Under a legal interpretation of the current ordinance, buildings – such as hotels or apartments – with retail shops or offices open to the public can be constructed as tall as 60 feet.
At its Jan. 28 meeting, council voted 4-1 to defer on a vote on the new height ordinance and approved a motion to hold a workshop.
Councilwoman Joan Deaver, D-Rehoboth Beach, voted against the recommendation saying it was time to take a vote and move forward.
Councilman George Cole, R-Ocean View, said Sussex County has restricted high-rise development – particularly in unincorporated areas near resort towns – which helps has kept the area more attractive than other areas. “I think 42 feet is in our best interest; it's why people come here,” Cole said. “This is a quality of life issue; we don't want to kill the golden goose.”
It was Cole who brought the matter to council's attention last fall.
Cole said he was caught off guard when he found site plans had been approved by the planning and zoning commission for buildings as tall as 60 feet.

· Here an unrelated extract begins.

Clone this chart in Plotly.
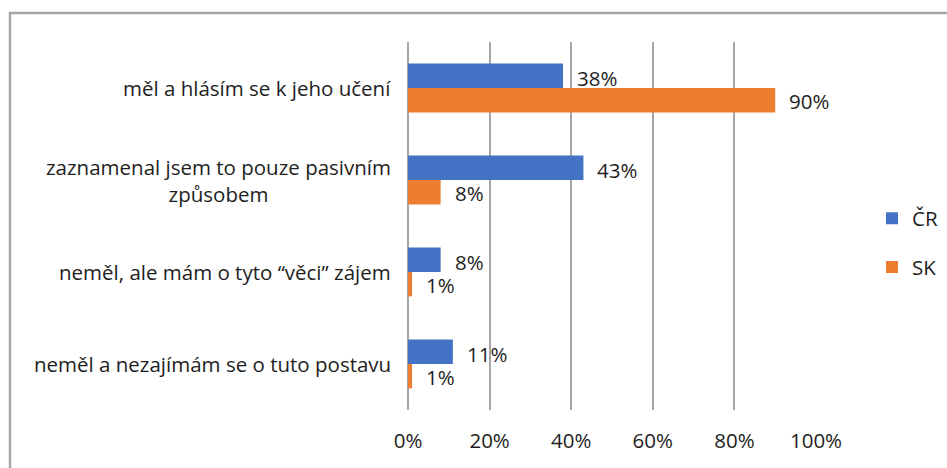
import plotly.graph_objects as go

categories = [
    "měl a hlásím se k jeho učení",
    "zaznamenal jsem to pouze pasivním<br>způsobem",
    "neměl, ale mám o tyto “věci” zájem",
    "neměl a nezajímám se o tuto postavu",
]
cr_values = [38, 43, 8, 11]
sk_values = [90, 8, 1, 1]
x_ticks = [0, 20, 40, 60, 80, 100]
x_tick_labels = ["0%", "20%", "40%", "60%", "80%", "100%"]

FONT = "Open Sans"
FS = 20.5
TXT = "#1e1e1e"
W, H = 947, 468
ML, MR, MT, MB = 408, 131, 42, 58
BARGAP = 0.47

fig = go.Figure()
fig.add_trace(go.Bar(
    y=categories, x=cr_values, orientation="h", name="ČR",
    marker=dict(color="#4472C4", line=dict(width=0)),
    legendgroup="a",
))
fig.add_trace(go.Bar(
    y=categories, x=sk_values, orientation="h", name="SK",
    marker=dict(color="#ED7D31", line=dict(width=0)),
    legendgroup="b",
))

pw = W - ML - MR
ph = H - MT - MB
cat_px = ph / len(categories)
bar_px = cat_px * (1 - BARGAP) / 2

# category labels (centered multi-line, right-anchored at the axis)
for c in categories:
    fig.add_annotation(
        x=0, xref="x domain", y=c, yref="y", text=c, showarrow=False,
        xanchor="right", align="center", xshift=-15,
        font=dict(family=FONT, size=FS, color=TXT),
    )

# value labels
for c, v in zip(categories, cr_values):
    fig.add_annotation(
        x=v, xref="x", y=c, yref="y", text=f"{v}%", showarrow=False,
        xanchor="left", xshift=12, yshift=bar_px / 2 - 2,
        font=dict(family=FONT, size=FS, color=TXT),
    )
for c, v in zip(categories, sk_values):
    fig.add_annotation(
        x=v, xref="x", y=c, yref="y", text=f"{v}%", showarrow=False,
        xanchor="left", xshift=12, yshift=-bar_px / 2 - 1,
        font=dict(family=FONT, size=FS, color=TXT),
    )

fig.add_shape(
    type="rect", xref="paper", yref="paper",
    x0=(10 - ML) / pw, x1=1.5, y0=-0.3, y1=1 + (MT - 13) / ph,
    line=dict(color="#A6A6A6", width=2.5), layer="below",
)

fig.update_layout(
    width=W, height=H,
    margin=dict(l=ML, r=MR, t=MT, b=MB, autoexpand=False),
    paper_bgcolor="white", plot_bgcolor="white",
    barmode="group", bargap=BARGAP, bargroupgap=0,
    font=dict(family=FONT, size=FS, color=TXT),
    showlegend=True,
    legend=dict(
        x=(872 - ML) / pw, xanchor="left",
        y=1 - (243 - MT) / ph, yanchor="middle",
        tracegroupgap=19, traceorder="grouped",
        font=dict(family=FONT, size=FS, color=TXT),
        itemwidth=30, bgcolor="rgba(0,0,0,0)",
    ),
    xaxis=dict(
        range=[0, 100], tickvals=x_ticks, ticktext=x_tick_labels,
        showgrid=True, gridcolor="#A6A6A6", gridwidth=1.5,
        zeroline=True, zerolinecolor="#A6A6A6", zerolinewidth=1.5,
        showline=False, ticks="", ticklabelstandoff=16,
        tickfont=dict(family=FONT, size=FS, color=TXT),
        fixedrange=True,
    ),
    yaxis=dict(
        autorange="reversed", showticklabels=False, showgrid=False,
        zeroline=False, showline=False, ticks="", fixedrange=True,
    ),
)

fig.write_html(
    "out.html",
    config={"displayModeBar": False},
    post_script="document.body.style.margin='0';document.body.style.overflow='hidden';",
)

A hotel under construction and another planned for the Route 1 corridor will be constructed at 60 feet. Two mixed-use buildings already constructed in the Vineyards project near Lewes, also exceed 42 feet.
“This was news to county council, news to planning and zoning and news to the public that this [42 feet] wasn't the rule of the land,” Cole said last fall.
Cole said key points to debate include appropriate locations in the county for high-rise buildings and just how tall those buildings can be considering infrastructure that is available.